_PROVIDED DATA_
################

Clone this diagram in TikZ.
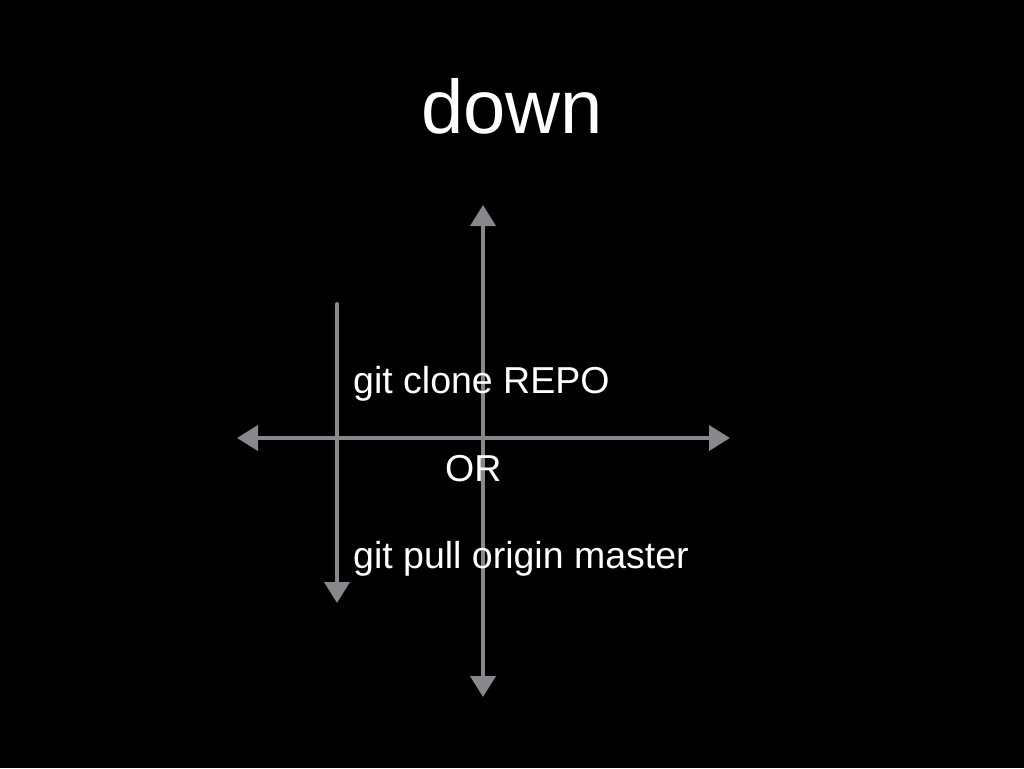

################

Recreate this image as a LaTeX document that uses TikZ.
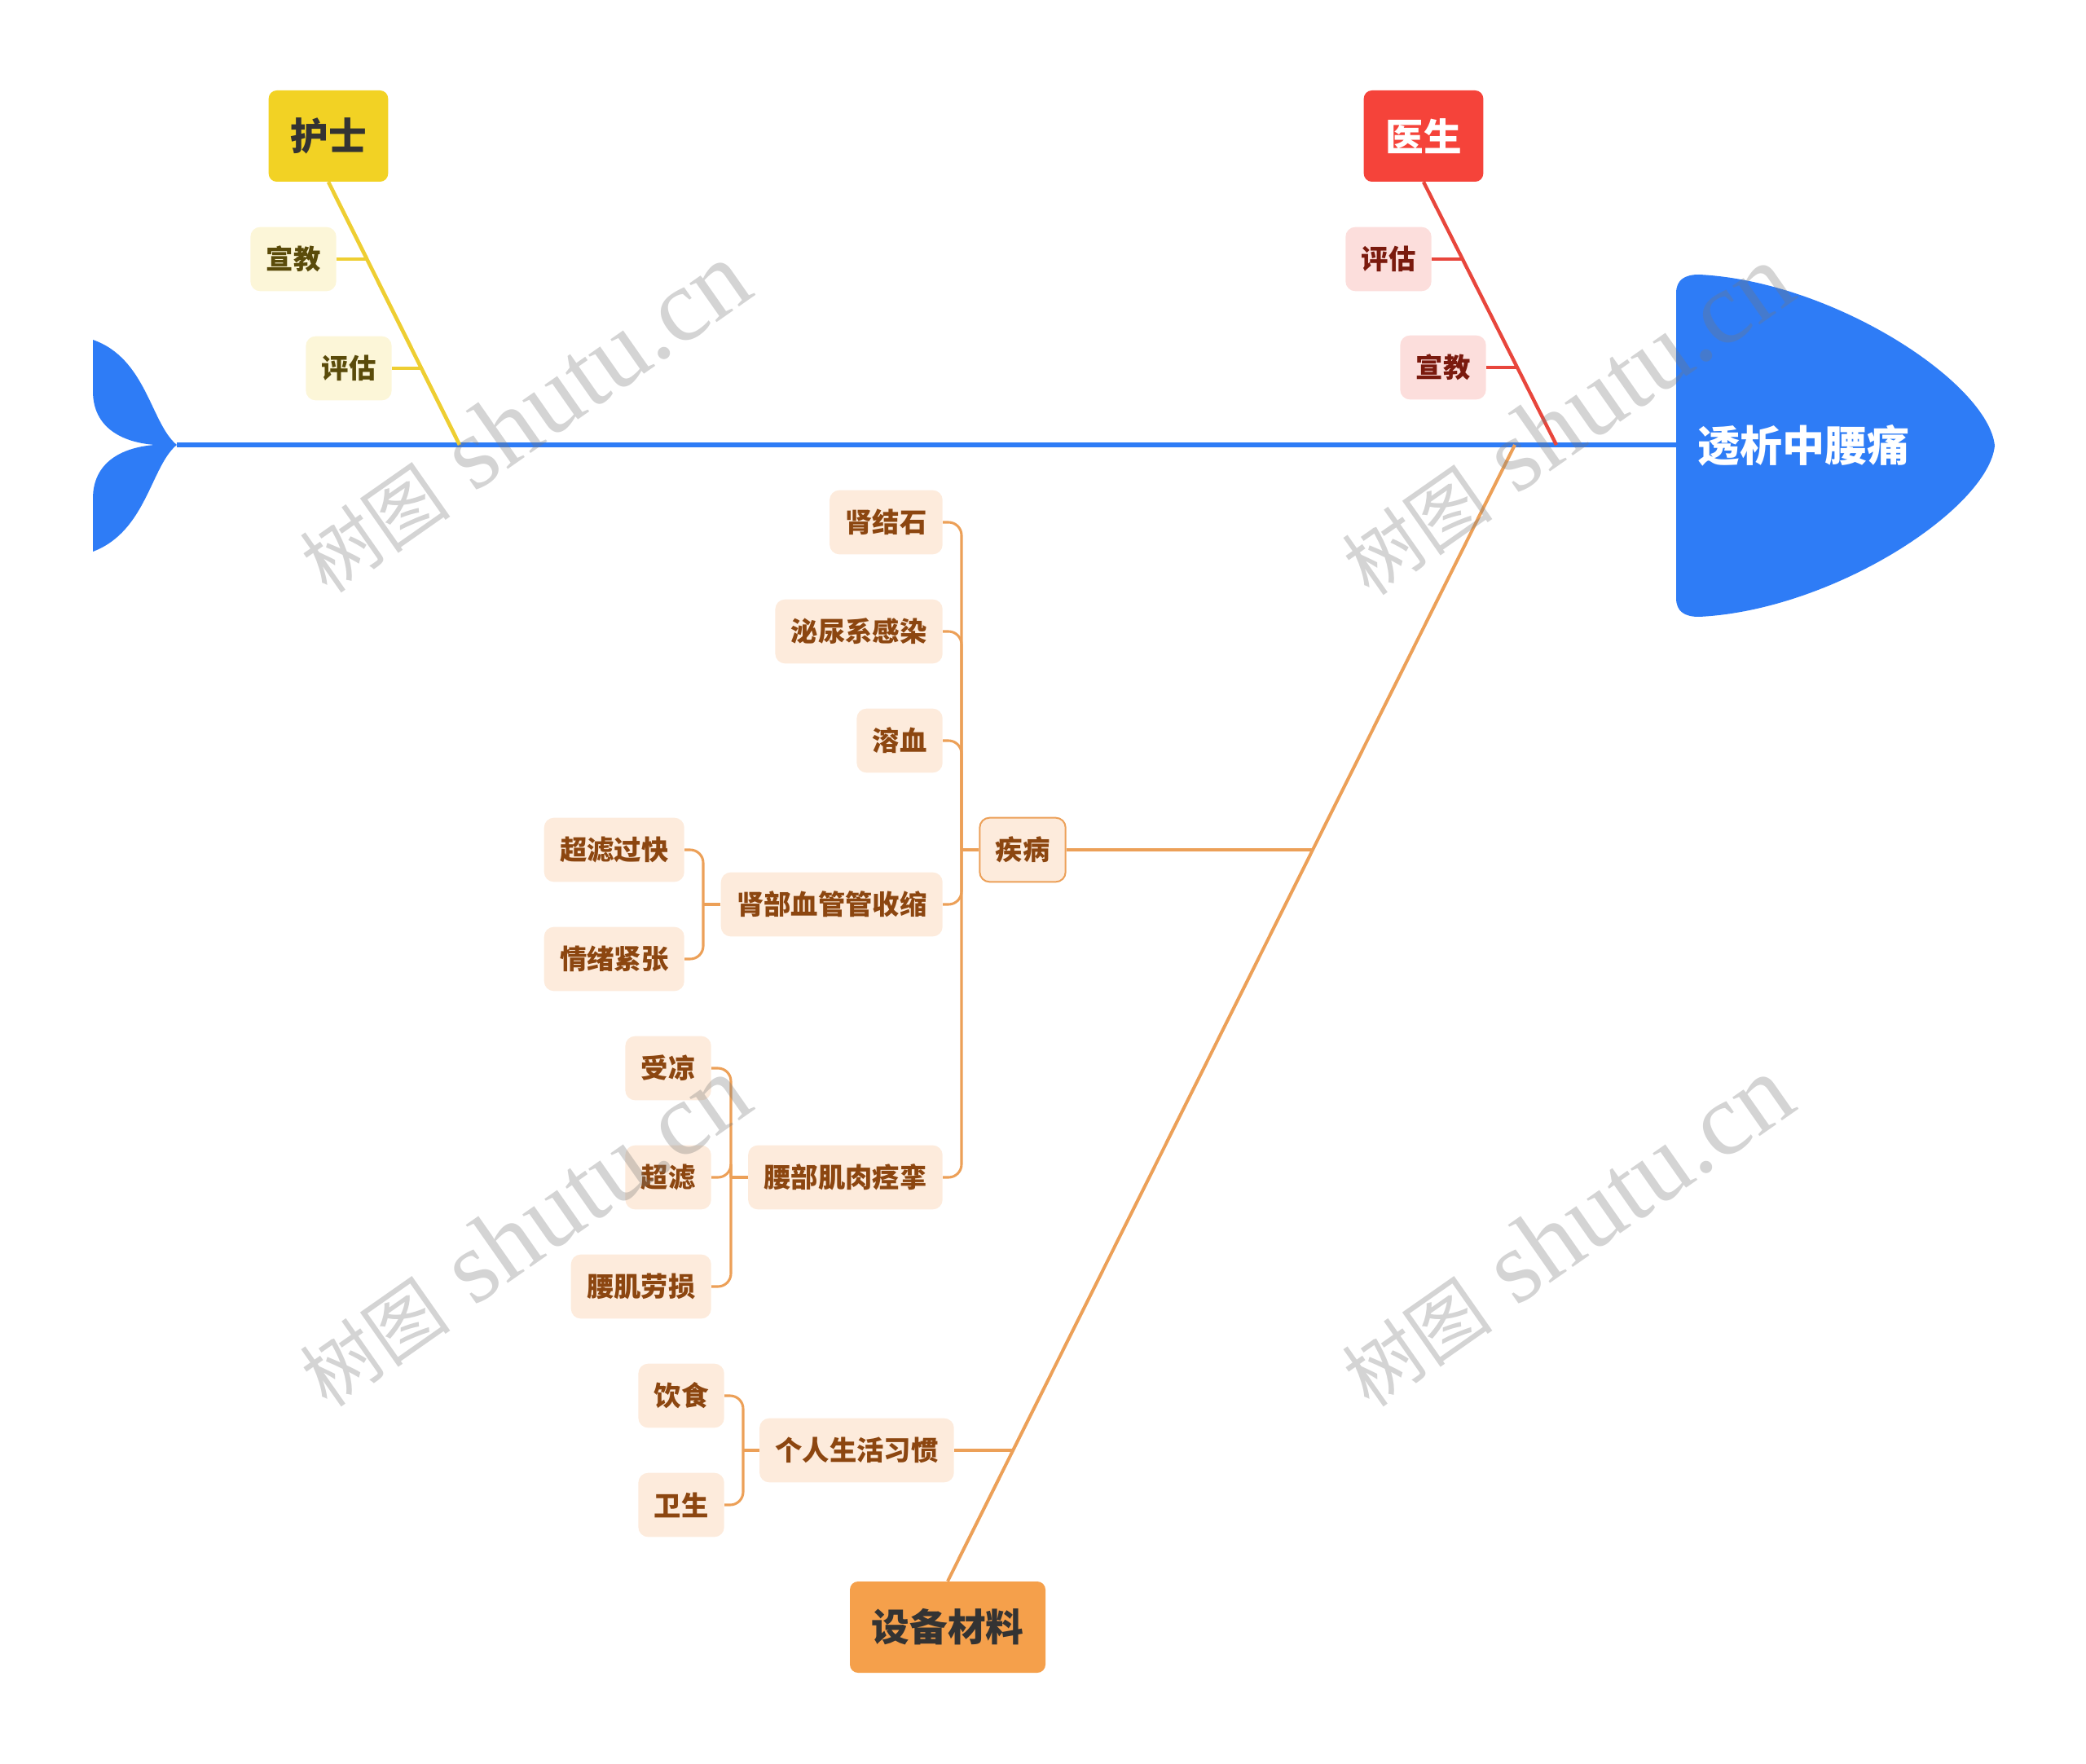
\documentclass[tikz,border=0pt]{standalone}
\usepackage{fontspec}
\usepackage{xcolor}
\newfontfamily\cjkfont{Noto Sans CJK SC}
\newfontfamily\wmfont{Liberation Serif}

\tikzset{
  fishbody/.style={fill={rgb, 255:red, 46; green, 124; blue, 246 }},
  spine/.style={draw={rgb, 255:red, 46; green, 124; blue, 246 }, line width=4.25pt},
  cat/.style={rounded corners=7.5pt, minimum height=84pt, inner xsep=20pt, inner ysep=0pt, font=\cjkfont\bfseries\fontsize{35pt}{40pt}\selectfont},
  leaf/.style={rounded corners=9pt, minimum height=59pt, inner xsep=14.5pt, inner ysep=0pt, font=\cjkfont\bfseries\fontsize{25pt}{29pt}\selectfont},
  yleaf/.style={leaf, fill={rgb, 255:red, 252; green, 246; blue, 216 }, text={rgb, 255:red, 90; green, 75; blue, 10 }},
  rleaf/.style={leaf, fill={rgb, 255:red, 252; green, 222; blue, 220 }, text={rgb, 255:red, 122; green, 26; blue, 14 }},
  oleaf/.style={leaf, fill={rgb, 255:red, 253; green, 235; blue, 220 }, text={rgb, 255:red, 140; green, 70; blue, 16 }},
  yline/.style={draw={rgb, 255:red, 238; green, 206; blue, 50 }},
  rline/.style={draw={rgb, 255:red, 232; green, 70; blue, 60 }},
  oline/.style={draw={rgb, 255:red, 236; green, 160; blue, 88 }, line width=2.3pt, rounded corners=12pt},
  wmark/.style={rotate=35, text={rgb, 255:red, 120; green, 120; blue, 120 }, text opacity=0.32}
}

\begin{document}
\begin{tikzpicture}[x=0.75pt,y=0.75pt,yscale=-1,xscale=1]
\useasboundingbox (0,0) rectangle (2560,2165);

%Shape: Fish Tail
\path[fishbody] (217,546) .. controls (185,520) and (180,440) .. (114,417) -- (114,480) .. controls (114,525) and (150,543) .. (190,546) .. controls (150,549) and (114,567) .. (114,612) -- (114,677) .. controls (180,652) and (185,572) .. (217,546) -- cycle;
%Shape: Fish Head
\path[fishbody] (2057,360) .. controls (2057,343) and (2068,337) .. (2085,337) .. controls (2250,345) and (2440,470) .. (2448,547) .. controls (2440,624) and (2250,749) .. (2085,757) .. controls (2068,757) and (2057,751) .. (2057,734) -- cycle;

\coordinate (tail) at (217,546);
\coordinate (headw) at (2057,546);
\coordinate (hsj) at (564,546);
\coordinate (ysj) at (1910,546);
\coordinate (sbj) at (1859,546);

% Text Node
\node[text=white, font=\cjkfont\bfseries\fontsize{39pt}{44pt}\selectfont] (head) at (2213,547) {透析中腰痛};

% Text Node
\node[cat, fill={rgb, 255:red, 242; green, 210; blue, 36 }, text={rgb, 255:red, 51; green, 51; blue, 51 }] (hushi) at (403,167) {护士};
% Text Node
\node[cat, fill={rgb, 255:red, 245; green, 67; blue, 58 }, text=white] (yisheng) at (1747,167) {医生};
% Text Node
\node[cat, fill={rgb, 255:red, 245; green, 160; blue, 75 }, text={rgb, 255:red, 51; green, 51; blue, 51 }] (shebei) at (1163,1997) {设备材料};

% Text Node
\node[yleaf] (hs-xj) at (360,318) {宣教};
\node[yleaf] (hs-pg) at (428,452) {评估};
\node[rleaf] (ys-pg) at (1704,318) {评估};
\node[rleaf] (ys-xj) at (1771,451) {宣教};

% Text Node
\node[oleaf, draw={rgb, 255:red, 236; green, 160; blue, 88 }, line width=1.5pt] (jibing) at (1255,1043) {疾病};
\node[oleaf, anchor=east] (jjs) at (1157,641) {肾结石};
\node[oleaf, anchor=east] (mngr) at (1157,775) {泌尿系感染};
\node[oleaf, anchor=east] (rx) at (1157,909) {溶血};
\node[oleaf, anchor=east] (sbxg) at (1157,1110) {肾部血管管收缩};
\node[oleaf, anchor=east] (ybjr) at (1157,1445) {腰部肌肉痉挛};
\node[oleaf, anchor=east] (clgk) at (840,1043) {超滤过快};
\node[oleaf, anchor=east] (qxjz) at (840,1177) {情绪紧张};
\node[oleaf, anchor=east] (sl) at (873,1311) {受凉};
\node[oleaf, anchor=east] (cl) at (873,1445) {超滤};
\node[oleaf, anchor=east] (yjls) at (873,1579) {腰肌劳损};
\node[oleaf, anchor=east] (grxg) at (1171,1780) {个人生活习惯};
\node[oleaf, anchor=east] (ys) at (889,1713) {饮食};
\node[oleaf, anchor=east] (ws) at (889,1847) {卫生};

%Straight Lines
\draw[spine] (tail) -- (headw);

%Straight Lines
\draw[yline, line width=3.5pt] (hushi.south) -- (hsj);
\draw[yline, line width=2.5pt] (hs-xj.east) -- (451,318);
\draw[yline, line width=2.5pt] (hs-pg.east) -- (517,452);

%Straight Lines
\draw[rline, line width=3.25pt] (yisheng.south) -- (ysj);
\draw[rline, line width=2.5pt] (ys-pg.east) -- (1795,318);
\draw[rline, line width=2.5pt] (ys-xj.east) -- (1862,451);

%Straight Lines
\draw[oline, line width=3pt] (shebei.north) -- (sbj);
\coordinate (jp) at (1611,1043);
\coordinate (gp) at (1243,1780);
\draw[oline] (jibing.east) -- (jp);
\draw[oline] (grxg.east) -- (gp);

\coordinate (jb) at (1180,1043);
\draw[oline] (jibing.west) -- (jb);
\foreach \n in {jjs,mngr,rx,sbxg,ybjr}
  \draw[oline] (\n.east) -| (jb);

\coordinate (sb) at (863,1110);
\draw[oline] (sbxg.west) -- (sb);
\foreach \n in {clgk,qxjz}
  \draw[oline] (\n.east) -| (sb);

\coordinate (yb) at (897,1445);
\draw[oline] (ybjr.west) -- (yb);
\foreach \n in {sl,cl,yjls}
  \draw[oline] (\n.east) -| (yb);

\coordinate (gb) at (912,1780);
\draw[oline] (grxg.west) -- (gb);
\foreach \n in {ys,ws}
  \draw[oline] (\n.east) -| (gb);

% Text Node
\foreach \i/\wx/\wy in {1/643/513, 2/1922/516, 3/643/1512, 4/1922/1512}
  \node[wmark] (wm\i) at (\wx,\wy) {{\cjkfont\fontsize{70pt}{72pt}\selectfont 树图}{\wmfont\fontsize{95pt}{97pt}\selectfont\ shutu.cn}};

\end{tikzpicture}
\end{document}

################

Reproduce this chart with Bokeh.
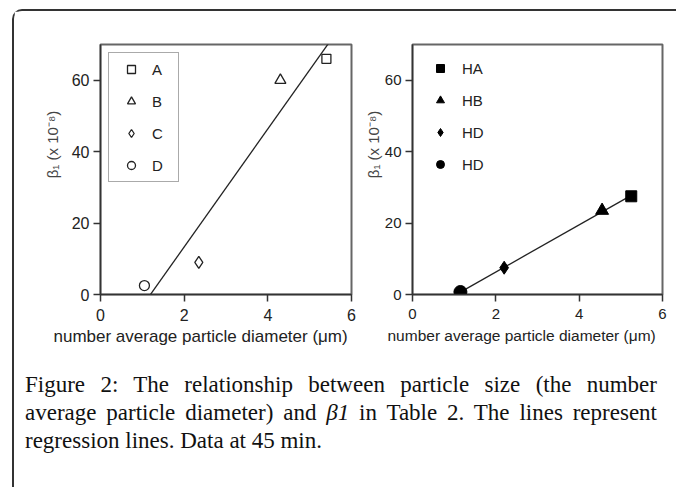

################

_EXERCISE PROMPT_
Using the data above, extract exactly the lines from the one containing "Recreate this image" through the one containing "(0,0) rectangle (2560,2165);". Pictures are left out.

_FINAL RESULT_
Recreate this image as a LaTeX document that uses TikZ.
\documentclass[tikz,border=0pt]{standalone}
\usepackage{fontspec}
\usepackage{xcolor}
\newfontfamily\cjkfont{Noto Sans CJK SC}
\newfontfamily\wmfont{Liberation Serif}

\tikzset{
  fishbody/.style={fill={rgb, 255:red, 46; green, 124; blue, 246 }},
  spine/.style={draw={rgb, 255:red, 46; green, 124; blue, 246 }, line width=4.25pt},
  cat/.style={rounded corners=7.5pt, minimum height=84pt, inner xsep=20pt, inner ysep=0pt, font=\cjkfont\bfseries\fontsize{35pt}{40pt}\selectfont},
  leaf/.style={rounded corners=9pt, minimum height=59pt, inner xsep=14.5pt, inner ysep=0pt, font=\cjkfont\bfseries\fontsize{25pt}{29pt}\selectfont},
  yleaf/.style={leaf, fill={rgb, 255:red, 252; green, 246; blue, 216 }, text={rgb, 255:red, 90; green, 75; blue, 10 }},
  rleaf/.style={leaf, fill={rgb, 255:red, 252; green, 222; blue, 220 }, text={rgb, 255:red, 122; green, 26; blue, 14 }},
  oleaf/.style={leaf, fill={rgb, 255:red, 253; green, 235; blue, 220 }, text={rgb, 255:red, 140; green, 70; blue, 16 }},
  yline/.style={draw={rgb, 255:red, 238; green, 206; blue, 50 }},
  rline/.style={draw={rgb, 255:red, 232; green, 70; blue, 60 }},
  oline/.style={draw={rgb, 255:red, 236; green, 160; blue, 88 }, line width=2.3pt, rounded corners=12pt},
  wmark/.style={rotate=35, text={rgb, 255:red, 120; green, 120; blue, 120 }, text opacity=0.32}
}

\begin{document}
\begin{tikzpicture}[x=0.75pt,y=0.75pt,yscale=-1,xscale=1]
\useasboundingbox (0,0) rectangle (2560,2165);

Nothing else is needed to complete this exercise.